If they did, as one suspects with their vast experience, they will adopt a wait and see attitude, until they have developed enough confidence with the Zimbabwe administration, and, in any case, the trip itself was a confidence-building measure than anything else.
It also emerged Zimbabweans care about their leader’s body language, as there was a lot of talk about the President’s postures in the meetings in Switzerland, which left some people bothered and others slightly amused.
To their credit, the Mnangagwa delegation appeared to show some purpose and team spirit, and did have a number of engagement meetings, whose outcomes however will reveal themselves in the course of time.
Equally, interesting was the build up to Davos itself, with a lot of hype back at home and of course some points of bother when their defeated G40 opponents appeared determined to ruin the Davos party as Jonathan Moyo appeared in a BBC interview making sensational claims about the military operation in November and Patrick Zhuwawo made vain threats to besiege the Davos meetings.
The establishment is obviously breathing a huge sigh of relief afterwards, now that no such drama ever occurred, although questions of the legitimacy of the new government produced by the “soft coup” in November will remain precarious.

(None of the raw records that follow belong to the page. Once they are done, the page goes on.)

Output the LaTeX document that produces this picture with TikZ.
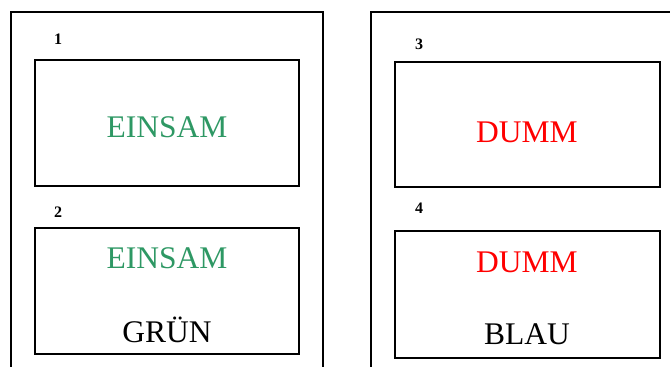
\documentclass[tikz,border=0pt]{standalone}
\usepackage{fontspec}
\setmainfont{Liberation Serif}
\definecolor{einsamgreen}{RGB}{46,152,100}
\definecolor{dummred}{RGB}{255,0,0}

\begin{document}
\begin{tikzpicture}[x=1pt, y=-1pt,
	panel/.style={line width=1.2pt},
	card/.style={draw, line width=1.3pt, inner sep=0pt, minimum width=264pt, minimum height=126pt},
	num/.style={anchor=base, font=\fontsize{16}{16}\selectfont\bfseries},
	word/.style={anchor=base, font=\fontsize{31.5}{31.5}\selectfont}]
	\useasboundingbox (0,0) rectangle (670,367);
	\clip (0,0) rectangle (670,367);

	% the two open panels, cut off at the bottom
	\draw[panel] (11,380) -- (11,12) -- (323,12) -- (323,380);
	\draw[panel] (371,380) -- (371,12) -- (690,12);

	% cards
	\node[card] (card1) at (167,123) {};
	\node[card] (card2) at (167,291) {};
	\node[card, minimum width=265pt, minimum height=125pt] (card3) at (527.5,124.5) {};
	\node[card, minimum width=265pt, minimum height=127pt] (card4) at (527.5,294.5) {};

	% numbers
	\node[num] (n1) at (58,44) {1};
	\node[num] (n2) at (58,217) {2};
	\node[num] (n3) at (419,49) {3};
	\node[num] (n4) at (419,213) {4};

	% words
	\node[word, einsamgreen] (w1) at (167,137) {EINSAM};
	\node[word, einsamgreen] (w2) at (167,268) {EINSAM};
	\node[word] (c2) at (167,342) {GRÜN};
	\node[word, dummred] (w3) at (527,142) {DUMM};
	\node[word, dummred] (w4) at (527,272) {DUMM};
	\node[word] (c4) at (527,344) {BLAU};
\end{tikzpicture}
\end{document}
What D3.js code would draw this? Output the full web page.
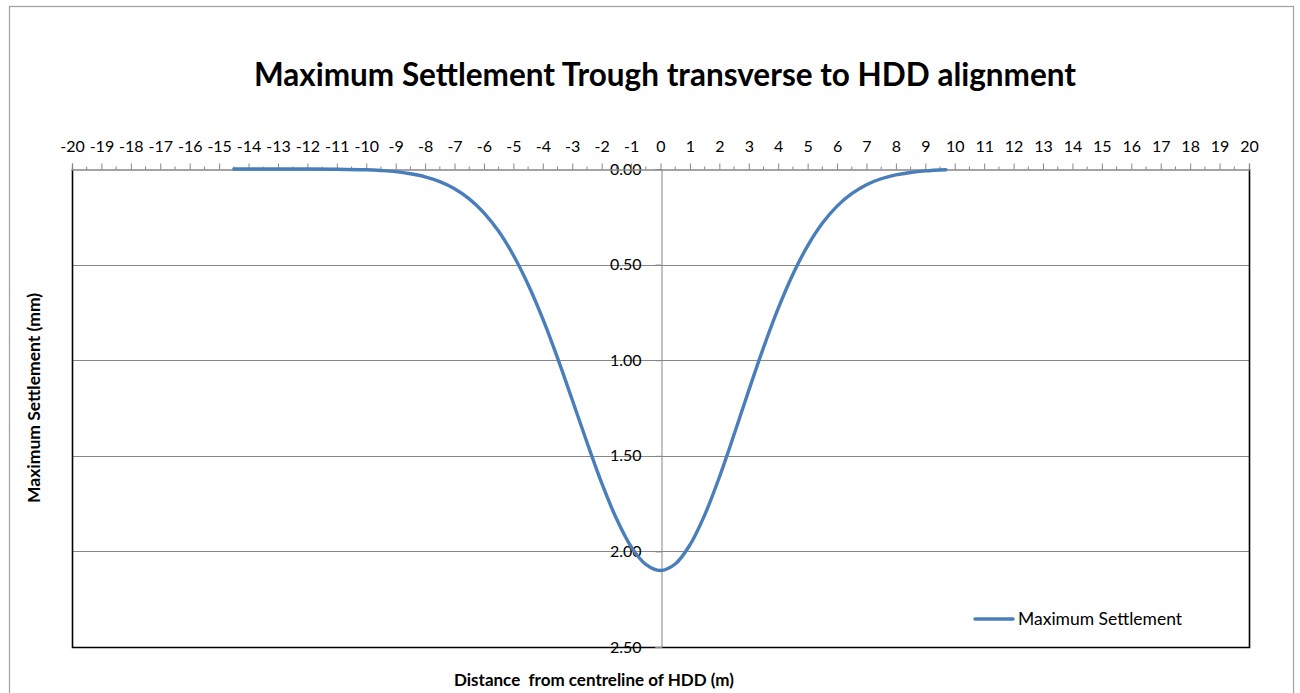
<!DOCTYPE html>
<html>
<head>
<meta charset="utf-8">
<script src="https://cdn.jsdelivr.net/npm/d3@7"></script>
<style>
  html, body { margin: 0; padding: 0; background: #ffffff; }
  svg { display: block; }
  text { font-family: Lato, "Open Sans", sans-serif; fill: #000; }
</style>
</head>
<body>
<svg id="chart" width="1300" height="693"></svg>
<script>
// ---- data ----
const distance = [-14.5, -13, -12, -11, -10, -9.5, -9, -8.5, -8, -7.5, -7, -6.5, -6, -5.5, -5, -4.5, -4, -3.5, -3, -2.5, -2, -1.5, -1, -0.5,
                  0, 0.5, 1, 1.5, 2, 2.5, 3, 3.5, 4, 4.5, 5, 5.5, 6, 6.5, 7, 7.5, 8, 8.5, 9, 9.7];
const settlement = [0.000, 0.000, 0.000, 0.001, 0.004, 0.008, 0.014, 0.025, 0.041, 0.066, 0.103, 0.156, 0.229, 0.326, 0.451, 0.604, 0.784, 0.988, 1.207, 1.429, 1.642, 1.828, 1.975, 2.068,
                    2.100, 2.066, 1.966, 1.810, 1.612, 1.389, 1.158, 0.934, 0.729, 0.550, 0.402, 0.284, 0.194, 0.129, 0.082, 0.051, 0.031, 0.018, 0.010, 0.004];
const xTicks = d3.range(-20, 21, 1);
const xMinorTicks = d3.range(-19.5, 20, 1);
const yTicks = [0, 0.5, 1.0, 1.5, 2.0, 2.5];
const seriesName = "Maximum Settlement";
const titleText = "Maximum Settlement Trough transverse to HDD alignment";
const xTitle = "Distance  from centreline of HDD (m)";
const yTitle = "Maximum Settlement (mm)";

const svg = d3.select("#chart");

// outer chart border
svg.append("rect")
  .attr("x", 9.5).attr("y", 6.5).attr("width", 1284).attr("height", 700)
  .attr("fill", "#fff").attr("stroke", "#a6a6a6").attr("stroke-width", 1.3);

const plot = { left: 72, right: 1249, top: 169, bottom: 647 };

const x = d3.scaleLinear().domain([-20, 20]).range([plot.left, plot.right]);
const y = d3.scaleLinear().domain([0, 2.5]).range([plot.top, plot.bottom]);

// title
svg.append("text")
  .attr("x", 665).attr("y", 86)
  .attr("text-anchor", "middle")
  .style("font-size", "31.5px").style("font-weight", "bold")
  .text(titleText);

// horizontal gridlines
svg.append("g").selectAll("line")
  .data(yTicks.filter(d => d > 0 && d < 2.5))
  .join("line")
  .attr("x1", plot.left).attr("x2", plot.right)
  .attr("y1", d => Math.round(y(d)) + 0.5).attr("y2", d => Math.round(y(d)) + 0.5)
  .attr("stroke", "#868686").attr("stroke-width", 1);

// plot area border (left, right, bottom dark)
svg.append("path")
  .attr("d", `M${plot.left + 0.5},${plot.top} V${plot.bottom + 0.5} H${plot.right + 0.5} V${plot.top}`)
  .attr("fill", "none").attr("stroke", "#000").attr("stroke-width", 1.6);

// y axis at x = 0
const yAxis = d3.axisLeft(y)
  .tickValues(yTicks)
  .tickFormat(d3.format(".2f"))
  .tickSize(6).tickPadding(14);
const gy = svg.append("g")
  .attr("transform", `translate(${Math.round(x(0)) + 0.5},0)`)
  .call(yAxis);
gy.select(".domain").attr("stroke", "#868686");
gy.selectAll(".tick line").attr("stroke", "#868686");
gy.selectAll(".tick text")
  .style("font-family", "Lato, sans-serif").style("font-size", "16px").attr("fill", "#000");

// top x axis
const xAxis = d3.axisTop(x)
  .tickValues(xTicks)
  .tickFormat(d3.format("d"))
  .tickSize(6).tickPadding(12);
const gx = svg.append("g")
  .attr("transform", `translate(0,${plot.top + 0.5})`)
  .call(xAxis);
gx.select(".domain").attr("stroke", "#868686").attr("stroke-width", 1.3);
gx.selectAll(".tick line").attr("stroke", "#868686");
gx.selectAll(".tick text")
  .style("font-family", "Lato, sans-serif").style("font-size", "16px").attr("fill", "#000")
  .text(d => d < 0 ? "-" + Math.abs(d) : d);
// minor ticks
gx.append("g").selectAll("line")
  .data(xMinorTicks)
  .join("line")
  .attr("x1", d => x(d)).attr("x2", d => x(d))
  .attr("y1", 0).attr("y2", -3)
  .attr("stroke", "#868686");

// series line
const line = d3.line()
  .x((d, i) => x(distance[i]))
  .y((d, i) => y(settlement[i]))
  .curve(d3.curveCatmullRom.alpha(0.5));
svg.append("path")
  .datum(settlement)
  .attr("d", line)
  .attr("fill", "none")
  .attr("stroke", "#4a7ebb")
  .attr("stroke-width", 3.4)
  .attr("stroke-linecap", "round");

// axis titles
svg.append("text")
  .attr("x", 594).attr("y", 686)
  .attr("text-anchor", "middle")
  .style("font-size", "17px").style("font-weight", "bold")
  .attr("xml:space", "preserve")
  .text(xTitle);

svg.append("text")
  .attr("transform", "translate(40,398) rotate(-90)")
  .attr("text-anchor", "middle")
  .style("font-size", "17.5px").style("font-weight", "bold")
  .text(yTitle);

// legend
const lg = svg.append("g");
lg.append("line")
  .attr("x1", 975).attr("x2", 1013).attr("y1", 619).attr("y2", 619)
  .attr("stroke", "#4a7ebb").attr("stroke-width", 3.4).attr("stroke-linecap", "round");
lg.append("text")
  .attr("x", 1018).attr("y", 625)
  .style("font-size", "17.5px")
  .text(seriesName);
</script>
</body>
</html>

This is despite the fact that with the Lunch with the FT (Financial Times) interview with Alec Russell and the town-hall meeting with the Global Shapers Community youth, as well as social media blitz, the regime put up a big PR effort.
What still deflated the Davo hype was the unfavourable comparisons made between the delegations of Zimbabwe and South Africa, while those wary of economic neo-liberalism whispered that the country was not for sell.
As he returns home, also after his first African Union (AU) meeting in Addis Ababa in Ethiopia as well, President Mnangagwa is aware that his biggest hurdle both to power retention and legitimacy is yet to come, in the form of the general elections this year.
If Mnangagwa’s presence at the WEF created a lot of expectations among his followers, it certainly created more expectations in the international community for his government to deliver free, fair and credible elections as per his promises.
While President Mnangagwa and allies have made their intentions to engage the international community clear (rather out of survival instinct), the question of national healing and reconciliation, which are repeatedly haunting this regime, point to the equal importance of real engagement and normalising relations with aggrieved parties at home.